# Standardized testing, certification, for kitchen skills



## hanzo.the.razor (Mar 5, 2008)

[deleted by user]


----------



## andyg (Aug 27, 2007)

nah lol

You could call yourself an HVAC tech but you wouldn't get a job just by passing a test  Somebody would have to hire you and it takes a lot more than a standardized test. I am an HVAC tech, by the way.


----------



## andyg (Aug 27, 2007)

That's like saying you are a certified chef because you got a food handling cert.


----------



## andyg (Aug 27, 2007)

I just took it to heart because I have earned the HVAC tech job, not just by passing one test. I understand your point, but you crossed a line in my book


----------



## adamm (Jul 16, 2005)

There are certifications for profesional from the Acf. Its not really cucumber per minute, its more what you know. The only think that would come close to the competion would be like a local bake off competion type thing.


----------



## boar_d_laze (Feb 13, 2008)

The CIA's Certified Master Chef (CMC) and Certified Master Pastry Chef (CMPC) certifications are awarded only after just a wee bit of testing. As in 8 extremely difficult days covering everything. The testing is extremely difficult; dishes requested are unpredictable, and sometimes wacky; execution must be _comme il faut_; grading is rigorously picky, subjective and sometimes unfairly personal. Only extremely well qualified applicants are accepted for testing to begin with, and the pass rate for CMC is under 50%. Good luck Honzo!

The requirements for an entry-level job are different. If you've matriculated from a respected culinary school, you've demonstrated to prospective employers that you've already given several months to a year (or more!) of your life to making yourself totally unprepared for the underpaying, high-pressure, and abusive job you seek. If you haven't gone to cooking school but acquired skills on your own, all you need is a good line of BS and an employer with a sense of humor to enter the glamorous life that is a professional kitchen.

Write when you get work,
BDL


----------



## kuan (Jun 11, 2001)

Let's get back on topic.

Yes, there are tests, but they're not really standardized. The ACF offers various levels of certification starting from CC (Certified Culinarian) to like Boar de Laze mentioned, CMC.

You can get your CC by finishing your AA at an ACF accredited culinary program. It's all uphill from there.


----------



## kuan (Jun 11, 2001)

Go to the ACF website and order the competition manuals. There are categories for poultry, fish, beef, etc. If you are a student I think there are culinary bowl contests, basic cuts, team hot food competition.

It's all about basic skills though isn't it? Blanching a vegetable is a basic skill, but not after you've cut it properly.


----------



## foodpump (Oct 10, 2005)

You've touched a very raw nerve Hano....

Yes the ACF does have standardized tests, but the ACF is not a Gov't recognized body.

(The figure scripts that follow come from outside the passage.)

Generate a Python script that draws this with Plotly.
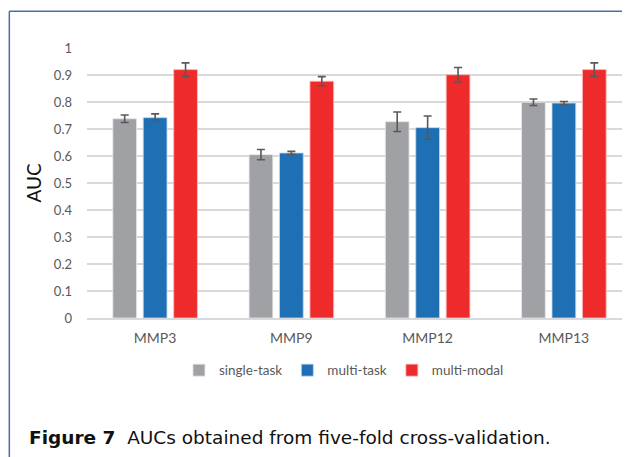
import plotly.graph_objects as go

categories = ["MMP3", "MMP9", "MMP12", "MMP13"]
single_task = [0.738, 0.605, 0.727, 0.799]
single_err = [0.014, 0.019, 0.036, 0.012]
multi_task = [0.742, 0.611, 0.705, 0.796]
multi_err = [0.014, 0.006, 0.043, 0.006]
multi_modal = [0.920, 0.877, 0.901, 0.920]
modal_err = [0.025, 0.017, 0.027, 0.025]
y_ticks = [0, 0.1, 0.2, 0.3, 0.4, 0.5, 0.6, 0.7, 0.8, 0.9, 1]
y_tick_labels = ["0", "0.1", "0.2", "0.3", "0.4", "0.5", "0.6", "0.7", "0.8", "0.9", "1"]

series = [
    ("single-task", single_task, single_err, "#A0A1A5", "rgba(230,230,232,0.8)"),
    ("multi-task", multi_task, multi_err, "#1F6FB5", "rgba(190,215,240,0.8)"),
    ("multi-modal", multi_modal, modal_err, "#EE2A2A", "rgba(250,190,190,0.8)"),
]

fig = go.Figure()
for name, vals, errs, color, edge in series:
    fig.add_trace(go.Bar(
        name=name, x=categories, y=vals,
        marker=dict(color=color, line=dict(color=edge, width=1)),
        error_y=dict(type="data", array=errs, visible=True,
                     color="#595959", thickness=1.6, width=4),
    ))

font_main = "Lato, Open Sans, sans-serif"
fig.update_layout(
    width=630, height=457,
    margin=dict(l=79, r=6, t=40, b=147),
    paper_bgcolor="white", plot_bgcolor="white",
    barmode="group", bargap=0.33, bargroupgap=0.22,
    font=dict(family=font_main, size=13, color="#595959"),
    xaxis=dict(range=[-0.5, 3.5], showgrid=False, showline=True,
               linecolor="#D9D9D9", linewidth=1.5, ticks="",
               ticklabelstandoff=6,
               tickfont=dict(size=14, color="#595959")),
    yaxis=dict(range=[0, 1], tickvals=y_ticks, ticktext=y_tick_labels,
               showgrid=True, gridcolor="#D9D9D9", gridwidth=1.5,
               zeroline=False, showline=False, ticks="",
               ticklabelstandoff=14,
               tickfont=dict(size=13, color="#595959"),
               title=dict(text="AUC", font=dict(size=19, color="#111111"),
                          standoff=7)),
    legend=dict(orientation="h", x=0.4715, xanchor="center",
                y=-0.194, yanchor="middle",
                font=dict(size=13.5, color="#595959"),
                itemwidth=30, tracegroupgap=0),
    showlegend=True,
)

fig.add_shape(type="line", xref="paper", yref="paper",
              x0=-0.1425, x1=1.05, y0=1.136, y1=1.136,
              line=dict(color="#4A6FA0", width=1.5))
fig.add_shape(type="line", xref="paper", yref="paper",
              x0=-0.1425, x1=-0.1425, y0=1.136, y1=-0.52,
              line=dict(color="#4A6FA0", width=1.5))

fig.add_annotation(
    xref="paper", yref="paper", x=-0.11, y=-0.442,
    xanchor="left", yanchor="middle", showarrow=False,
    text="<b>Figure 7</b>  AUCs obtained from five-fold cross-validation.",
    font=dict(family="DejaVu Sans, sans-serif", size=18.5, color="#111111"),
)

fig.write_html("out.html")
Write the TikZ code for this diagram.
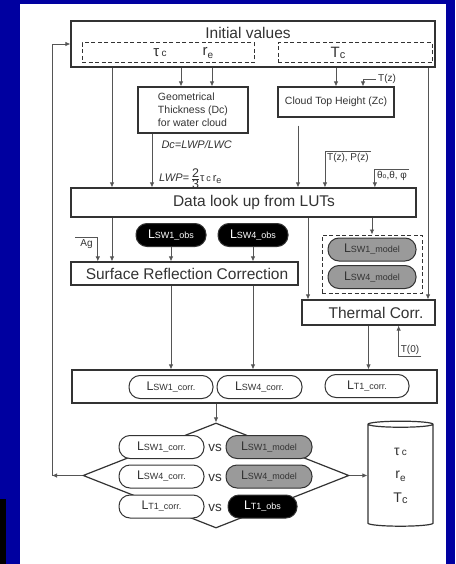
\documentclass[tikz,border=0pt]{standalone}
\usepackage{fontspec}
\setmainfont{Liberation Sans}
\usepackage{amsmath}
\usetikzlibrary{arrows.meta,positioning,shapes.geometric}
\definecolor{SlideBlue}{HTML}{0000A0}
\definecolor{BoxLine}{HTML}{333333}
\definecolor{ArrLine}{HTML}{555555}
\definecolor{ModelGray}{HTML}{9A9A9A}
\newcommand{\fsz}[2]{\fontsize{#1}{#2}\selectfont}
\newcommand{\Lname}[1]{{\fsz{12.5}{14}L}{\fsz{9}{11}#1}}

\begin{document}
\begin{tikzpicture}[x=1pt,y=-1pt,
  box/.style={draw=BoxLine,line width=1.2pt,fill=white,inner sep=0pt,text=BoxLine,font=\fsz{15.5}{18}},
  smallbox/.style={box,font=\fsz{10.5}{13}},
  dbox/.style={draw=BoxLine,line width=1pt,dash pattern=on 4pt off 2.5pt,inner sep=0pt},
  pill/.style={draw=BoxLine,line width=1pt,rounded corners=11pt,minimum height=23pt,inner sep=0pt,text=BoxLine},
  obspill/.style={pill,fill=black,text=white,minimum width=70pt},
  mdlpill/.style={pill,fill=ModelGray,minimum width=88pt},
  corpill/.style={pill,fill=white,minimum width=85pt},
  arr/.style={draw=ArrLine,line width=0.8pt,-{Latex[length=5pt,width=4.5pt]}},
  lbl/.style={font=\fsz{10}{12},text=BoxLine,inner sep=2pt}]
  \useasboundingbox (0,0) rectangle (455,564);
  \fill[SlideBlue] (0,0) rectangle (455,564);
  \fill[white] (20,4) rectangle (446,564);
  \fill[black] (0,499) rectangle (6,564);

  % x positions of the vertical connectors
  \coordinate (xa) at (112,0);
  \coordinate (xtau) at (181,0);
  \coordinate (xre) at (212,0);
  \coordinate (xgeo) at (152,0);
  \coordinate (xcth) at (298,0);
  \coordinate (xtz) at (363,0);
  \coordinate (xth) at (308,0);
  \coordinate (xr) at (428,0);
  \coordinate (fb) at (52,475.5);

  % initial values
  \node[box,minimum width=364pt,minimum height=46pt] (init) at (253,44) {};
  \node[font=\fsz{15.5}{18},text=BoxLine] (initlbl) at (248,33) {Initial values};
  \node[dbox,minimum width=172pt,minimum height=20pt] (clddash) at (168,53) {};
  \node[dbox,minimum width=154pt,minimum height=20pt] (tcdash) at (355,53) {};
  \node[font=\fsz{15}{18},text=BoxLine] (tau) at (160,53) {τ\,{\fsz{10}{12}c}};
  \node[font=\fsz{15}{18},text=BoxLine] (re) at (208,53) {r\raisebox{-2.5pt}{\fsz{10}{12}e}};
  \node[font=\fsz{15}{18},text=BoxLine] (tc) at (338,53) {T\raisebox{-1pt}{\fsz{11}{12}c}};

  % second row
  \node[smallbox,minimum width=110pt,minimum height=46pt,align=left] (geom) at (193,110)
    {Geometrical\\Thickness (Dc)\\for water cloud};
  \node[smallbox,minimum width=116pt,minimum height=30pt] (cth) at (336,102) {Cloud Top Height (Zc)};
  \coordinate (cthgap) at ([yshift=-8pt]cth.south);
  \node[font=\fsz{11}{13}\itshape,text=BoxLine,anchor=west] (dclbl) at (158,145) {Dc=LWP/LWC};

  % look up and corrections
  \node[box,minimum width=345pt,minimum height=29pt] (lut) at (243.5,202.5) {\hspace*{21pt}Data look up from LUTs};
  \node[font=\fsz{11}{13},text=BoxLine,anchor=base west,inner sep=1pt] (lwplbl) at (158,181.5)
    {\textit{LWP=}\,$\tfrac{\text{\fsz{12.5}{13}2}}{\text{\fsz{12.5}{13}3}}$τ\,{\fsz{9}{10}c}\,r\raisebox{-2pt}{\fsz{9}{10}e}};
  \node[obspill] (obs1) at (171,235) {\Lname{SW1\_obs}};
  \node[obspill] (obs2) at (253,235) {\Lname{SW4\_obs}};
  \node[box,minimum width=227pt,minimum height=23pt] (surf) at (184.5,273.5) {\hspace*{5pt}Surface Reflection Correction};
  \node[dbox,minimum width=100pt,minimum height=58pt] (mdlbox) at (372,264) {};
  \node[mdlpill] (mdl1) at (372,249.5) {\Lname{SW1\_model}};
  \node[mdlpill] (mdl2) at (372,277) {\Lname{SW4\_model}};
  \node[box,minimum width=133pt,minimum height=25pt] (thermal) at (368.5,312.5) {\hspace*{15pt}Thermal Corr.};

  % corrected radiances
  \node[box,minimum width=365pt,minimum height=33pt] (corrbox) at (254.5,386.5) {};
  \node[corpill,minimum width=84pt] (cor1) at (171,387) {\Lname{SW1\_corr.}};
  \node[corpill] (cor2) at (259.5,387) {\Lname{SW4\_corr.}};
  \node[corpill,minimum width=84pt] (cort) at (367,386) {\Lname{T1\_corr.}};

  % comparison
  \node[diamond,draw=BoxLine,line width=1.2pt,minimum width=266pt,minimum height=105pt,inner sep=0pt] (cmp) at (216,475.5) {};
  \node[corpill] (c1) at (161.5,447) {\Lname{SW1\_corr.}};
  \node[corpill] (c2) at (161.5,476.5) {\Lname{SW4\_corr.}};
  \node[corpill] (c3) at (161.5,506.5) {\Lname{T1\_corr.}};
  \node[mdlpill,minimum width=86pt] (m1) at (269,447) {\Lname{SW1\_model}};
  \node[mdlpill,minimum width=86pt] (m2) at (269,476.5) {\Lname{SW4\_model}};
  \node[obspill,minimum width=69pt] (o3) at (262.5,506.5) {\Lname{T1\_obs}};
  \node[lbl,font=\fsz{13.5}{15}] (vs1) at (215,448) {vs};
  \node[lbl,font=\fsz{13.5}{15}] (vs2) at (215,478) {vs};
  \node[lbl,font=\fsz{13.5}{15}] (vs3) at (215,508) {vs};

  % results
  \node[cylinder,shape border rotate=90,draw=BoxLine,line width=1.2pt,aspect=0.43,
        minimum width=65pt,minimum height=105pt,inner sep=0pt,align=center,
        font=\fsz{14}{23.5},text=BoxLine] (db) at (400.5,475.5)
    {τ\,{\fsz{10}{12}c}\\r\raisebox{-2.5pt}{\fsz{10}{12}e}\\T\raisebox{-1pt}{\fsz{11}{12}c}};

  % side inputs
  \node[lbl,anchor=west] (tzlbl) at (376,79) {T(z)};
  \node[lbl] (tplbl) at (348,158) {T(z), P(z)};
  \node[lbl] (anglbl) at (392,176) {θ{\fsz{7}{8}o},θ, φ};
  \node[lbl,inner xsep=5pt] (aglbl) at (86.5,244) {Ag};
  \node[lbl] (t0lbl) at (410,350) {T(0)};

  % connectors
  \draw[arr] (init.south -| xa) -- (lut.north -| xa);
  \draw[arr] (init.south -| xtau) -- (geom.north -| xtau);
  \draw[arr] (init.south -| xre) -- (geom.north -| xre);
  \draw[arr] (init.south -| cth.north) -- (cth.north);
  \draw[arr] (init.south -| xr) -- (thermal.north -| xr);
  \draw[arr] (tzlbl.west) -| (cth.north -| xtz);
  \draw[arr] (geom.south -| xgeo) -- (lut.north -| xgeo);
  \draw[arr] (cthgap -| xcth) -- (lut.north -| xcth);
  \draw[arr] (tplbl.north east) -| (lut.north -| tplbl.north west);
  \draw[arr] (anglbl.north east) -| (lut.north -| anglbl.north west);
  \draw[arr] (lut.south -| xa) -- (surf.north -| xa);
  \draw[arr] (aglbl.north west) -| (surf.north -| aglbl.north east);
  \draw[arr] (obs1.south) -- (surf.north -| obs1.south);
  \draw[arr] (obs2.south) -- (surf.north -| obs2.south);
  \draw[arr] (lut.south -| xth) -- (thermal.north -| xth);
  \draw[arr] (lut.south -| mdlbox.north) -- (mdlbox.north);
  \draw[arr] (t0lbl.south east) -| (thermal.south -| t0lbl.south west);
  \draw[arr] (surf.south -| obs1.south) -- (corrbox.north -| obs1.south);
  \draw[arr] (surf.south -| obs2.south) -- (corrbox.north -| obs2.south);
  \draw[arr] (thermal.south) -- (corrbox.north -| thermal.south);
  \draw[arr] (corrbox.south -| cmp.north) -- (cmp.north);
  \draw[arr] (cmp.west) -- (fb);
  \draw[arr] (fb) |- (init.west);
  \draw[arr] (cmp.east) -- (cmp.east -| db.west);
\end{tikzpicture}
\end{document}
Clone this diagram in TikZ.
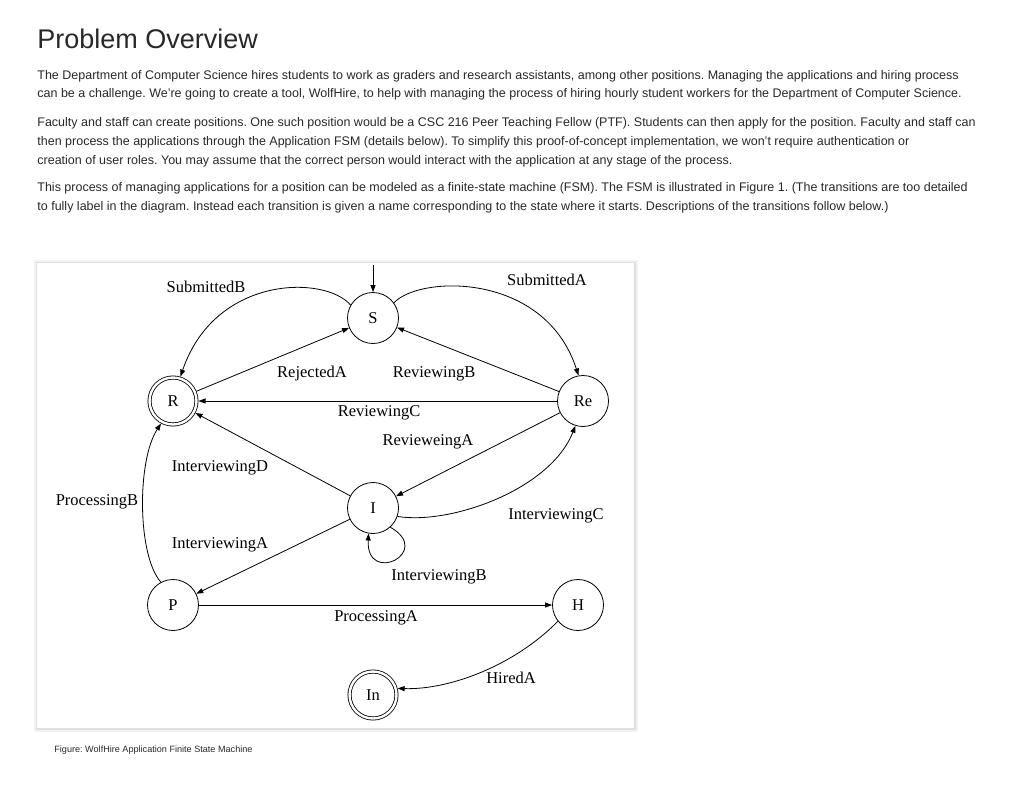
\documentclass[tikz,border=0pt]{standalone}
\usepackage{fontspec}
\setmainfont{Liberation Sans}
\newfontfamily\fsmfont{Liberation Serif}
\usetikzlibrary{arrows.meta}
\definecolor{textgray}{RGB}{40,40,40}
\frenchspacing
\tikzset{
	state/.style={circle, draw, minimum size=51pt, inner sep=0pt, font=\fsmfont\fontsize{16.5}{16.5}\selectfont},
	final/.style={state, double, double distance=2.4pt, minimum size=47pt, outer sep=2pt},
	trans/.style={inner sep=0pt, font=\fsmfont\fontsize{16.5}{16.5}\selectfont},
	body/.style={anchor=base west, inner sep=0pt, text=textgray, font=\fontsize{12.5}{14}\selectfont},
}
\begin{document}
\begin{tikzpicture}[x=1pt, y=-1pt, line width=0.8pt, >={Triangle[length=7pt,width=5pt]}]
	\useasboundingbox (0,0) rectangle (1024,787);
	
	\node[anchor=base west, inner sep=0pt, text=textgray, font=\fontsize{27}{30}\selectfont] (title) at (37,48) {Problem Overview};
	\node[body] (l1) at (37,79) {The Department of Computer Science hires students to work as graders and research assistants, among other positions. Managing the applications and hiring process};
	\node[body] (l2) at (37,97.5) {can be a challenge. We’re going to create a tool, WolfHire, to help with managing the process of hiring hourly student workers for the Department of Computer Science.};
	\node[body] (l3) at (37,126.5) {Faculty and staff can create positions. One such position would be a CSC 216 Peer Teaching Fellow (PTF). Students can then apply for the position. Faculty and staff can};
	\node[body] (l4) at (37,145.5) {then process the applications through the Application FSM (details below). To simplify this proof-of-concept implementation, we won’t require authentication or};
	\node[body] (l5) at (37,164.5) {creation of user roles. You may assume that the correct person would interact with the application at any stage of the process.};
	\node[body] (l6) at (37,191.5) {This process of managing applications for a position can be modeled as a finite-state machine (FSM). The FSM is illustrated in Figure 1. (The transitions are too detailed};
	\node[body] (l7) at (37,210) {to fully label in the diagram. Instead each transition is given a name corresponding to the state where it starts. Descriptions of the transitions follow below.)};
	
	% marco de la figura
	\fill[black!5] (34,260) rectangle (638,732);
	\fill[black!13] (36,262) rectangle (636,730);
	\fill[white] (37,263) rectangle (634,728);
	
	\node[state] (S) at (373,318) {S};
	\node[final] (R) at (173,401) {R};
	\node[state] (Re) at (583,401) {Re};
	\node[state] (I) at (373,508) {I};
	\node[state] (P) at (173,605) {P};
	\node[state] (H) at (578,605) {H};
	\node[final] (In) at (373,695) {In};
	\coordinate (start) at (373,265);
	
	\draw[->] (start) -- (S);
	\draw[->] (S.36) .. controls (420,275) and (545,272) .. (Re.100);
	\draw[->] (S.150) .. controls (325,275) and (215,275) .. (R.73);
	\draw[->] (R) -- (S);
	\draw[->] (Re) -- (S);
	\draw[->] (Re) -- (R);
	\draw[->] (Re) -- (I);
	\draw[->] (I.-19) .. controls (450,525) and (550,490) .. (Re.-107);
	\draw[->] (I) -- (R);
	\draw[->] (I) -- (P);
	\draw[->] (I.-48) .. controls (434,552) and (366,586) .. (I.-100);
	\draw[->] (P.118) .. controls (137,555) and (137,460) .. (R.-118);
	\draw[->] (P) -- (H);
	\draw[->] (H.-141) .. controls (515,665) and (450,690) .. (In.15);
	
	\node[trans] (tSubB) at (206,287) {SubmittedB};
	\node[trans] (tSubA) at (547,280) {SubmittedA};
	\node[trans] (tRejA) at (312,374) {RejectedA};
	\node[trans] (tRevB) at (434,374) {ReviewingB};
	\node[trans] (tRevC) at (379,413) {ReviewingC};
	\node[trans] (tRevA) at (428,442) {RevieweingA};
	\node[trans] (tIntD) at (220,468) {InterviewingD};
	\node[trans] (tProB) at (97,502) {ProcessingB};
	\node[trans] (tIntC) at (556,516) {InterviewingC};
	\node[trans] (tIntA) at (220,545) {InterviewingA};
	\node[trans] (tIntB) at (439,577) {InterviewingB};
	\node[trans] (tProA) at (376,618) {ProcessingA};
	\node[trans] (tHirA) at (511,678) {HiredA};
	
	\node[anchor=base west, inner sep=0pt, text=textgray, font=\fontsize{9.1}{10}\selectfont] (caption) at (54,752) {Figure: WolfHire Application Finite State Machine};
\end{tikzpicture}
\end{document}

Cooking is a trade, and there are many Gov't recognized trades and some very strict and Gov't regulated tests for these trades. Plumbers, gasfitters, electricians, automotive mechanics, etc. etc.. You wouldn't trust an electrician to wire your house or a gasfitter to install a hot water heater without having his "ticket" would you? Sadly, cooking isn't one of these recognized trades, and there are no standard, national tests for cooking. Hence we have a plethora of private cooking schools, some very good, and some just an excuse to extract money from gullible students.

Cooking is more than just knife skills or speed. It requires a very thorough and deep understanding of cooking techniques and how to apply them, understanding and repect for ingredients and how best to use them; cooking demands multi tasking and good timing, demands team players, and demands fierce loyalty.


----------